→ Your objective: Find every line with "matplotlib" in it, then report how many there are and nothing more.
——————————
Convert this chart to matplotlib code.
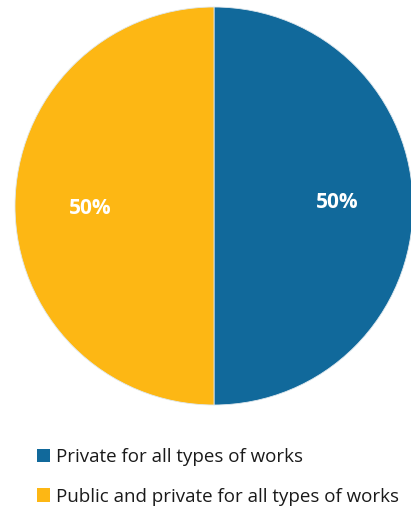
import matplotlib
matplotlib.use("Agg")
import matplotlib.pyplot as plt
from matplotlib.patches import Patch

plt.rcParams['font.family'] = ['Open Sans', 'DejaVu Sans']

categories = ["Private for all types of works",
              "Public and private for all types of works"]
shares = [50, 50]
colors = ["#11699B", "#FDB714"]

W, H = 411, 508
fig = plt.figure(figsize=(W / 100, H / 100), dpi=100)

# pie axes: centre (214, 206) px from top-left, radius 199 px
cx, cy, r = 214, 206, 199
ax = fig.add_axes([(cx - r) / W, (H - cy - r) / H, 2 * r / W, 2 * r / H])
wedges, texts, autotexts = ax.pie(
    shares, colors=colors, startangle=90, counterclock=False,
    autopct="%d%%", pctdistance=0.62,
    wedgeprops=dict(edgecolor="#dfe8ee", linewidth=0.6),
    textprops=dict(color="white", fontsize=15, fontweight="bold"))
# small vertical nudges of the percentage labels
for t, dy in zip(autotexts, (0.02, -0.015)):
    x, y = t.get_position()
    t.set_position((x, y + dy))
ax.set_xlim(-1, 1)
ax.set_ylim(-1, 1)
ax.set_aspect("equal")
ax.axis("off")

fs = 13.5
fpx = fs * 100 / 72
handles = [Patch(facecolor=c, edgecolor="none") for c in colors]
leg = fig.legend(handles, categories, loc="upper left",
                 bbox_to_anchor=(37 / W, 1 - 448 / H),
                 frameon=False, fontsize=fs,
                 handlelength=13 / fpx, handleheight=13 / fpx,
                 handletextpad=6.5 / fpx, labelspacing=1.15,
                 borderpad=0, borderaxespad=0)
for t in leg.get_texts():
    t.set_color("#1a1a1a")

fig.savefig("out.png", dpi=100)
——————————
→ Correct response: 5